COLUMBUS -- There was a point during what could have been the final Ohio Constitutional Modernization Commission meeting where there was a motion, a call for a vote, questions about a quorum and voiced confusion about the process.
I can't imagine how frustrated the citizen and other members of the panel were at that point, listening and watching as years of work potentially came to an end, without a lot of final action.
You'll recall that lawmakers created the commission back in 2012, in advance of a mandated ballot question about the convening of a constitutional convention, which has been placed on the ballot every 20 years for decades (but never OK'd by voters).
Initial plans called for the commission to meet through mid-2021 to review the state constitution and offer amendments where needed. Any recommendations for change would have to be placed on the ballot by lawmakers and approved by voters.
But the legislature, via a budget amendment a couple of years ago, opted to end the panel's work early, as of the Jan. 1, 2018.
An amendment to the biennial budget by the House earlier this year would end the commission's deliberations even earlier -- on June 30, though that language has not yet been finalized or signed into law.
"We don't know whether this is the last commission meeting or not," Sen. Charleta Tavares (D-Columbus), co-chairwoman of the commission, told members. "As of today, we have until Dec. 31 to conclude our business."
Regardless of the end date, the commission process couldn't be described as efficient, with lots of ideas for constitutional changes likely left to languish.
Take reforms proposed to the citizen initiative process, by which residents can place proposed laws or amendments before voters.
Dennis Mulvihill, an attorney from Hudson who headed the commission's Constitutional Revision and Updating Committee, said the proposal was aimed strengthening the process, "taking, to the extent that we can, any interference from politicians out of the process and really emboldening and empowering petitioners to get their [issues] to the ballot."
He said the committee worked for years on the issues involved, developing a reform package with dozens of changes to the initiative process.
But it was clear during the recent commission meeting that there weren't sufficient votes in support of the changes to move the recommendation.
"There is opposition on both the left and the right," said member Jeff Jacobson. "I do not believe that this has anywhere near the votes."
Representatives of several groups also voiced their opposition during a public comment period.

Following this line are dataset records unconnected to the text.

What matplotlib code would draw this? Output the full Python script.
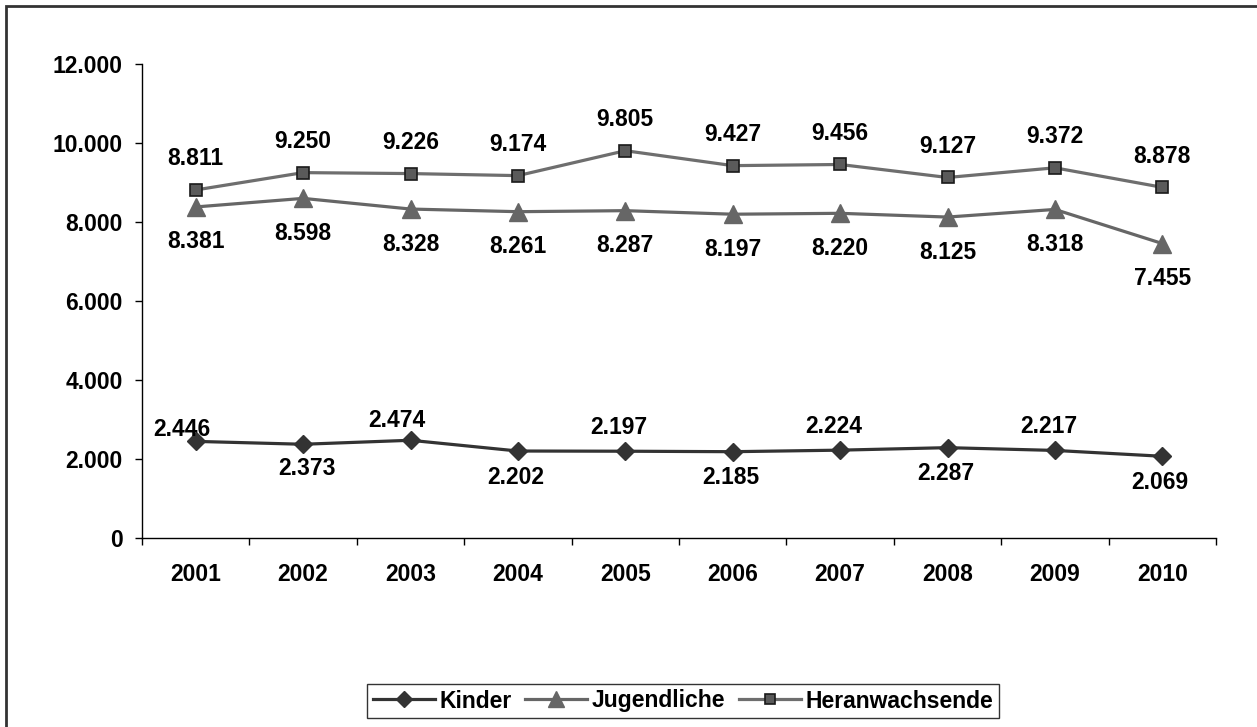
import matplotlib
matplotlib.use("Agg")
import matplotlib.pyplot as plt
from matplotlib.patches import Rectangle
from matplotlib.ticker import FuncFormatter, FixedLocator

# yearly counts per age group
years = ["2001", "2002", "2003", "2004", "2005", "2006", "2007", "2008", "2009", "2010"]
kinder = [2446, 2373, 2474, 2202, 2197, 2185, 2224, 2287, 2217, 2069]
jugendliche = [8381, 8598, 8328, 8261, 8287, 8197, 8220, 8125, 8318, 7455]
heranwachsende = [8811, 9250, 9226, 9174, 9805, 9427, 9456, 9127, 9372, 8878]


def fmt(v):
    return f"{v:,.0f}".replace(",", ".")


W, H = 1257, 727
fig = plt.figure(figsize=(W / 100, H / 100), dpi=100)
ax = fig.add_axes([142 / W, 1 - 538 / H, (1216 - 142) / W, (538 - 64) / H])

x = list(range(len(years)))
font = "Liberation Sans"

l1, = ax.plot(x, kinder, color="#333333", lw=2.3, marker="D", ms=9,
              mfc="#333333", mec="#333333", label="Kinder", clip_on=False)
l2, = ax.plot(x, jugendliche, color="#666666", lw=2.3, marker="^", ms=13,
              mfc="#666666", mec="#666666", label="Jugendliche", clip_on=False)
l3, = ax.plot(x, heranwachsende, color="#6e6e6e", lw=2.3, marker="s", ms=9,
              mfc="#5a5a5a", mec="#1a1a1a", mew=1.2, label="Heranwachsende",
              clip_on=False)

lab = dict(ha="center", va="center", fontsize=16.5, fontweight="bold",
           family=font, textcoords="offset pixels")
for i, v in enumerate(heranwachsende):
    ax.annotate(fmt(v), (i, v), xytext=(0, 31), **lab)
for i, v in enumerate(jugendliche):
    ax.annotate(fmt(v), (i, v), xytext=(0, -35), **lab)
# Kinder labels alternate above / below the line
k_off = [(-14, 12), (4, -24), (-14, 20), (-2, -26), (-6, 24),
         (-2, -26), (-6, 24), (-2, -26), (-6, 24), (-2, -26)]
for i, (v, off) in enumerate(zip(kinder, k_off)):
    ax.annotate(fmt(v), (i, v), xytext=off, **lab)

ax.set_xlim(-0.5, len(years) - 0.5)
ax.set_ylim(0, 12000)
ax.set_yticks(range(0, 12001, 2000))
ax.yaxis.set_major_formatter(FuncFormatter(lambda v, p: fmt(v)))
ax.set_xticks(x)
ax.set_xticklabels(years)
ax.xaxis.set_minor_locator(FixedLocator([i - 0.5 for i in range(len(years) + 1)]))
ax.tick_params(axis="x", which="major", length=0, pad=18)
ax.tick_params(axis="x", which="minor", length=5, width=1, direction="out")
ax.tick_params(axis="y", length=5, width=1, direction="out", pad=9)
for t in ax.get_xticklabels() + ax.get_yticklabels():
    t.set_fontsize(16.5)
    t.set_fontweight("bold")
    t.set_family(font)

for s in ["top", "right"]:
    ax.spines[s].set_visible(False)
for s in ["left", "bottom"]:
    ax.spines[s].set_linewidth(1)
    ax.spines[s].set_color("black")

leg = fig.legend(handles=[l1, l2, l3], loc="center",
                 bbox_to_anchor=(683 / W, 1 - 701 / H), ncol=3,
                 prop={"family": font, "weight": "bold", "size": 16.5},
                 frameon=True, fancybox=False, edgecolor="black",
                 handlelength=2.7, handletextpad=0.2, columnspacing=0.6,
                 borderpad=0.25, markerscale=0.85)
leg.get_frame().set_linewidth(1)

# outer chart frame
fig.patches.append(Rectangle((6 / W, -0.1), 1.2, 1 - 6 / H + 0.1,
                             transform=fig.transFigure, fill=False,
                             edgecolor="#333333", lw=2.0))

fig.savefig("out.png", dpi=100)
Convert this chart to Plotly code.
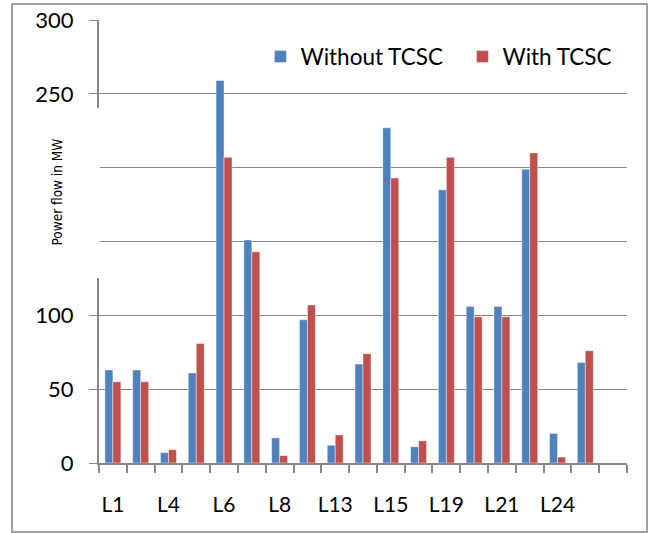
import plotly.graph_objects as go

# Data
line_labels = ["L1", "L4", "L6", "L8", "L13", "L15", "L19", "L21", "L24"]
without_tcsc = [63, 63, 7, 61, 259, 151, 17, 97, 12, 67, 227, 11, 185, 106, 106, 199, 20, 68]
with_tcsc = [55, 55, 9, 81, 207, 143, 5, 107, 19, 74, 193, 15, 207, 99, 99, 210, 4, 76]
y_ticks = [0, 50, 100, 150, 200, 250, 300]

positions = list(range(len(without_tcsc)))
label_positions = positions[::2][:len(line_labels)]
n_slots = len(positions) + 1  # one empty category slot at the end

FONT = "Lato, 'Open Sans', sans-serif"
GRAY = "#878787"

fig = go.Figure()
fig.add_trace(go.Bar(
    x=positions, y=without_tcsc, name="Without TCSC",
    marker=dict(color="#4F81BD", line=dict(color="rgba(255,255,255,0.55)", width=0.8)),
))
fig.add_trace(go.Bar(
    x=positions, y=with_tcsc, name="With TCSC",
    marker=dict(color="#C0504D", line=dict(color="rgba(255,255,255,0.55)", width=0.8)),
))

fig.update_layout(
    width=650, height=533,
    margin=dict(l=99, r=23, t=20, b=70, autoexpand=False),
    paper_bgcolor="white", plot_bgcolor="white",
    barmode="group", bargap=0.425, bargroupgap=0,
    font=dict(family=FONT, color="black"),
    showlegend=True,
    legend=dict(
        orientation="h", x=0.3057, y=0.9165, xanchor="left", yanchor="middle",
        font=dict(family=FONT, size=22.5, color="black"),
        bgcolor="rgba(0,0,0,0)", traceorder="normal",
        entrywidth=157, entrywidthmode="pixels",
    ),
    xaxis=dict(
        range=[-0.5, n_slots - 0.5], automargin=False,
        tickmode="array", tickvals=label_positions, ticktext=line_labels,
        ticks="", ticklabelstandoff=22,
        tickfont=dict(family=FONT, size=21, color="black"),
        showline=True, linecolor=GRAY, linewidth=2,
        showgrid=False, zeroline=False,
        minor=dict(
            tickmode="array", tickvals=[p - 0.5 for p in range(n_slots + 1)],
            ticks="outside", ticklen=8, tickwidth=2, tickcolor=GRAY, showgrid=False,
        ),
    ),
    yaxis=dict(
        range=[0, 300], automargin=False,
        tickmode="array", tickvals=y_ticks,
        ticks="outside", ticklen=8, tickwidth=1, tickcolor=GRAY,
        ticklabelstandoff=11,
        tickfont=dict(family=FONT, size=22, color="black"),
        showline=True, linecolor=GRAY, linewidth=2,
        showgrid=True, gridcolor=GRAY, gridwidth=1,
        zeroline=False,
    ),
    shapes=[
        # outer chart border
        dict(type="rect", xref="paper", yref="paper",
             x0=-0.1648, x1=1.0379, y0=-0.1558, y1=1.0361,
             line=dict(color="#A0A0A0", width=2), fillcolor="rgba(0,0,0,0)", layer="above"),
        # white patch over part of the value axis (as in the original image)
        dict(type="rect", xref="paper", yref="y",
             x0=-0.15, x1=0.0019, y0=125.3, y1=240.4,
             line=dict(width=0), fillcolor="white", layer="above"),
    ],
    annotations=[
        dict(text="Power flow in MW", xref="paper", yref="paper",
             x=-0.0814, y=0.6106, xanchor="center", yanchor="middle",
             textangle=-90, showarrow=False,
             font=dict(family="'DejaVu Sans Condensed', 'Liberation Sans Narrow', sans-serif",
                       size=13.5, color="black")),
    ],
)

fig.write_html("out.html", config={"displayModeBar": False},
               post_script="document.body.style.margin='0px';")
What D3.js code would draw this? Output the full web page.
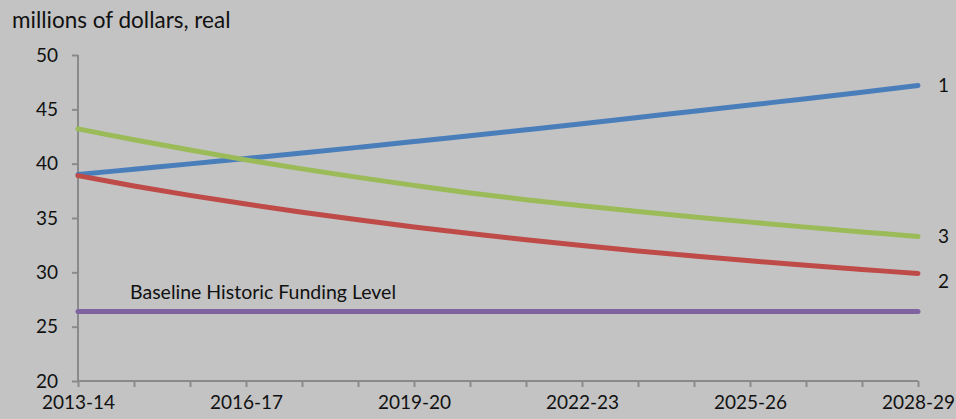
<!DOCTYPE html>
<meta charset="utf-8">
<head>
<script src="https://d3js.org/d3.v7.min.js"></script>
<style>
  body { margin: 0; background: #c3c3c3; }
  text { font-family: Lato, "Open Sans", sans-serif; fill: #111; }
</style>
</head>
<body>
<script>

var years = ["2013-14","2014-15","2015-16","2016-17","2017-18","2018-19","2019-20","2020-21",
  "2021-22","2022-23","2023-24","2024-25","2025-26","2026-27","2027-28","2028-29"];
var tickLabels = ["2013-14","2016-17","2019-20","2022-23","2025-26","2028-29"];
var yTicks = [20, 25, 30, 35, 40, 45, 50];

var series1 = [39.0,39.49,39.98,40.47,40.98,41.5,42.03,42.57,43.12,43.68,44.25,44.82,45.4,45.98,46.58,47.2];
var series2 = [38.9,37.95,37.08,36.28,35.53,34.83,34.18,33.57,33.0,32.47,31.97,31.5,31.06,30.65,30.26,29.9];
var series3 = [43.2,42.2,41.25,40.35,39.52,38.74,38.0,37.3,36.68,36.12,35.6,35.1,34.62,34.16,33.72,33.3];
var baseline = [26.4,26.4,26.4,26.4,26.4,26.4,26.4,26.4,26.4,26.4,26.4,26.4,26.4,26.4,26.4,26.4];

var width = 956, height = 419;
var margin = {top: 55, right: 38, bottom: 38, left: 78};

var svg = d3.select("body").append("svg")
  .attr("width", width)
  .attr("height", height);

var x = d3.scalePoint()
  .domain(years)
  .range([margin.left, width - margin.right]);

var y = d3.scaleLinear()
  .domain([20, 50])
  .range([height - margin.bottom, margin.top]);

// axes
var yAxis = svg.append("g")
  .attr("transform", "translate(" + margin.left + ",0)")
  .call(d3.axisLeft(y).tickValues(yTicks).tickSize(6).tickPadding(14));

var xAxis = svg.append("g")
  .attr("transform", "translate(0," + (height - margin.bottom) + ")")
  .call(d3.axisBottom(x).tickSize(6).tickPadding(9)
    .tickFormat(function(d) { return tickLabels.indexOf(d) >= 0 ? d : ""; }));

svg.selectAll(".domain, .tick line")
  .attr("stroke", "#8a8a8a")
  .attr("stroke-width", 2);
svg.selectAll(".tick text")
  .style("font-size", "19px")
  .attr("fill", "#111");
xAxis.selectAll(".domain").attr("d", "M" + margin.left + ",0H" + (width - margin.right));
yAxis.selectAll(".domain").attr("d", "M0," + y(20) + "V" + y(50));

// lines
var line = d3.line()
  .x(function(d, i) { return x(years[i]); })
  .y(function(d) { return y(d); })
  .curve(d3.curveCatmullRom);

var lines = [
  {values: series1, color: "#4a7ebb", label: "1", dy: 0},
  {values: series3, color: "#9bbb59", label: "3", dy: 0},
  {values: series2, color: "#be4b48", label: "2", dy: 8},
  {values: baseline, color: "#7f63a1", label: null, dy: 0}
];

svg.selectAll("path.series")
  .data(lines)
  .enter().append("path")
  .attr("class", "series")
  .attr("fill", "none")
  .attr("stroke", function(d) { return d.color; })
  .attr("stroke-width", 5)
  .attr("stroke-linecap", "round")
  .attr("d", function(d) { return line(d.values); });

svg.selectAll("text.lab")
  .data(lines.filter(function(d) { return d.label; }))
  .enter().append("text")
  .attr("class", "lab")
  .attr("x", x(years[years.length - 1]) + 20)
  .attr("y", function(d) { return y(d.values[d.values.length - 1]) + d.dy; })
  .attr("dy", "0.35em")
  .style("font-size", "19px")
  .text(function(d) { return d.label; });

svg.append("text")
  .attr("x", x(years[0]) + 52)
  .attr("y", y(baseline[0]) - 12)
  .style("font-size", "19.5px")
  .text("Baseline Historic Funding Level");

svg.append("text")
  .attr("x", 12)
  .attr("y", 28)
  .style("font-size", "22.5px")
  .text("millions of dollars, real");

</script>
</body>
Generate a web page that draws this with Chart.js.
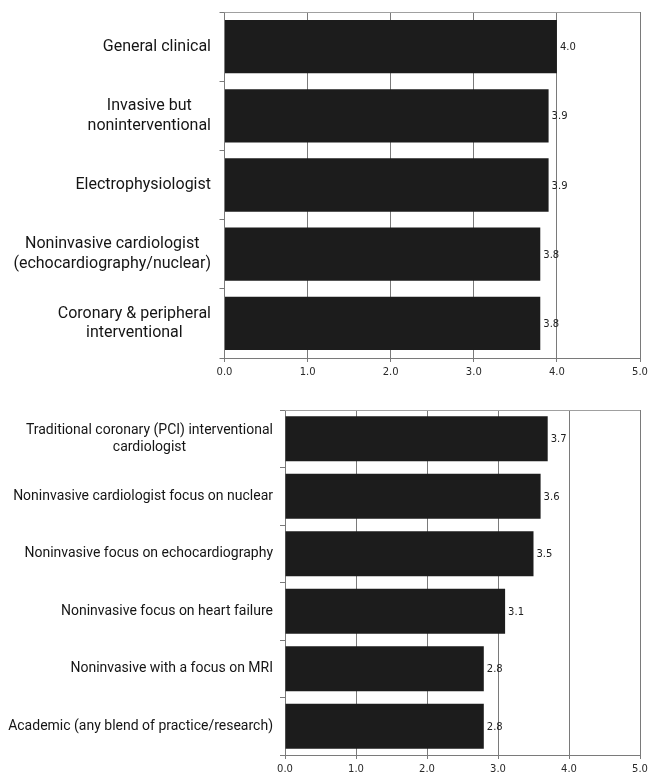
<!DOCTYPE html>
<html>
<head>
<meta charset="utf-8">
<script src="https://cdn.jsdelivr.net/npm/chart.js@4"></script>
<style>
  html, body { margin: 0; padding: 0; background: #fff; }
  #wrap { position: relative; width: 648px; height: 775px; overflow: hidden; }
  #top-box { position: absolute; left: 0; top: 0; width: 648px; height: 385px; }
  #bottom-box { position: absolute; left: 0; top: 385px; width: 648px; height: 390px; }
</style>
</head>
<body>
<div id="wrap">
  <div id="top-box"><canvas id="top-chart" width="648" height="385"></canvas></div>
  <div id="bottom-box"><canvas id="bottom-chart" width="648" height="390"></canvas></div>
</div>
<script>
// --- DATA ---
const topLabels = [
  ["General clinical"],
  ["Invasive but", "noninterventional"],
  ["Electrophysiologist"],
  ["Noninvasive cardiologist", "(echocardiography/nuclear)"],
  ["Coronary & peripheral", "interventional"]
];
const topValues = [4.0, 3.9, 3.9, 3.8, 3.8];

const bottomLabels = [
  ["Traditional coronary (PCI) interventional", "cardiologist"],
  ["Noninvasive cardiologist focus on nuclear"],
  ["Noninvasive focus on echocardiography"],
  ["Noninvasive focus on heart failure"],
  ["Noninvasive with a focus on MRI"],
  ["Academic (any blend of practice/research)"]
];
const bottomValues = [3.7, 3.6, 3.5, 3.1, 2.8, 2.8];

const xMin = 0;
const xMax = 5;
const xStep = 1;

// --- Plugin: category labels (centered block, right aligned to axis) + value labels ---
const labelPlugin = {
  id: "labelPlugin",
  afterDraw(chart, args, opts) {
    const ctx = chart.ctx;
    const area = chart.chartArea;
    const yScale = chart.scales.y;

    // top border of plot
    ctx.save();
    ctx.strokeStyle = "#a0a0a0";
    ctx.lineWidth = 1;
    ctx.beginPath();
    ctx.moveTo(area.left, Math.round(area.top) + 0.5);
    ctx.lineTo(area.right, Math.round(area.top) + 0.5);
    ctx.stroke();

    // category labels
    ctx.font = opts.fontSize + "px Roboto";
    ctx.fillStyle = "#151515";
    ctx.textAlign = "center";
    ctx.textBaseline = "middle";
    chart.data.labels.forEach((lines, i) => {
      const widest = Math.max(...lines.map(l => ctx.measureText(l).width));
      const cx = area.left - opts.gap - widest / 2;
      const cy = yScale.getPixelForValue(i);
      const lh = opts.lineHeight;
      lines.forEach((l, j) => {
        ctx.fillText(l, cx, cy + (j - (lines.length - 1) / 2) * lh);
      });
    });

    // value labels
    ctx.font = "10px 'DejaVu Sans'";
    ctx.fillStyle = "#222";
    ctx.textAlign = "left";
    const meta = chart.getDatasetMeta(0);
    meta.data.forEach((bar, i) => {
      const v = chart.data.datasets[0].data[i];
      ctx.fillText(v.toFixed(1), bar.x + 3, bar.y + 1);
    });
    ctx.restore();
  }
};

function makeChart(canvasId, labels, values, cfg) {
  const ctx = document.getElementById(canvasId).getContext("2d");
  return new Chart(ctx, {
    type: "bar",
    data: {
      labels: labels,
      datasets: [{
        data: values,
        backgroundColor: "#1c1c1c",
        borderWidth: 0,
        barPercentage: cfg.barPct,
        categoryPercentage: 1.0
      }]
    },
    options: {
      indexAxis: "y",
      responsive: false,
      animation: false,
      layout: { padding: { top: cfg.padTop, right: 8, bottom: 0, left: 0 } },
      plugins: {
        legend: { display: false },
        tooltip: { enabled: false },
        labelPlugin: { fontSize: cfg.fontSize, lineHeight: cfg.lineHeight, gap: cfg.gap }
      },
      scales: {
        x: {
          min: xMin,
          max: xMax,
          grid: { color: "#7a7a7a", lineWidth: 1, tickLength: 4, tickColor: "#7a7a7a" },
          border: { color: "#7a7a7a" },
          ticks: {
            stepSize: xStep,
            padding: 4,
            color: "#2a2a2a",
            font: { family: "DejaVu Sans", size: 10 },
            callback: (v) => Number(v).toFixed(1)
          },
          afterFit: (scale) => {
            scale.height = cfg.xHeight;
            scale.paddingRight = 0;
          }
        },
        y: {
          grid: { offset: true, drawOnChartArea: false, tickLength: 5, color: "#7a7a7a" },
          border: { color: "#7a7a7a" },
          ticks: { display: false },
          afterFit: (scale) => { scale.width = cfg.yWidth; }
        }
      }
    },
    plugins: [labelPlugin]
  });
}

document.addEventListener("DOMContentLoaded", () => {
  makeChart("top-chart", topLabels, topValues, {
    barPct: 0.77, padTop: 12, xHeight: 27, yWidth: 224.5,
    fontSize: 16, lineHeight: 19.5, gap: 13.5
  });
  makeChart("bottom-chart", bottomLabels, bottomValues, {
    barPct: 0.78, padTop: 25, xHeight: 20, yWidth: 285,
    fontSize: 14, lineHeight: 17, gap: 12
  });
});
</script>
</body>
</html>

I'll spare you the details of the actual proposal, since they seem like moot points now, following a prolonged debate on something that wasn't going anywhere anyway.
Talk about a frustrating process -- committees meeting for years, developing proposals only to see them die at the last minute because members of the full panel wouldn't support them or because there weren't enough people in the room to vote.
"We've been talking about this for four and a half years," Mulvihill said at one point. "It should not come as a surprise to anybody who is showing up here on the last day of the commission. It's been public. We've had people coming all times to these committees You weren't there during the four and a half years that we were working on this."
In the end, members couldn't even muster enough votes to recommend the removal of language in the state constitution that bars idiots and insane people from casting ballots in elections.
More than a year ago, the commission debated that same section, and members who were on hand voted in favor of it, but there weren't enough people there for final approval.
"One of my true regrets of having worked on the commission is that we're leaving the state constitution with the word 'idiot' in it," said commission member Richard Saphire. " My guess is that almost everybody on the commission would agree that that's just wrong.
"There are a number of very significant reports and recommendations and other significant proposals that have been worked on for long periods of time by committees and for one reason or another just have never been acted on," Saphire said.
"They're sort of suspended in the ether someplace."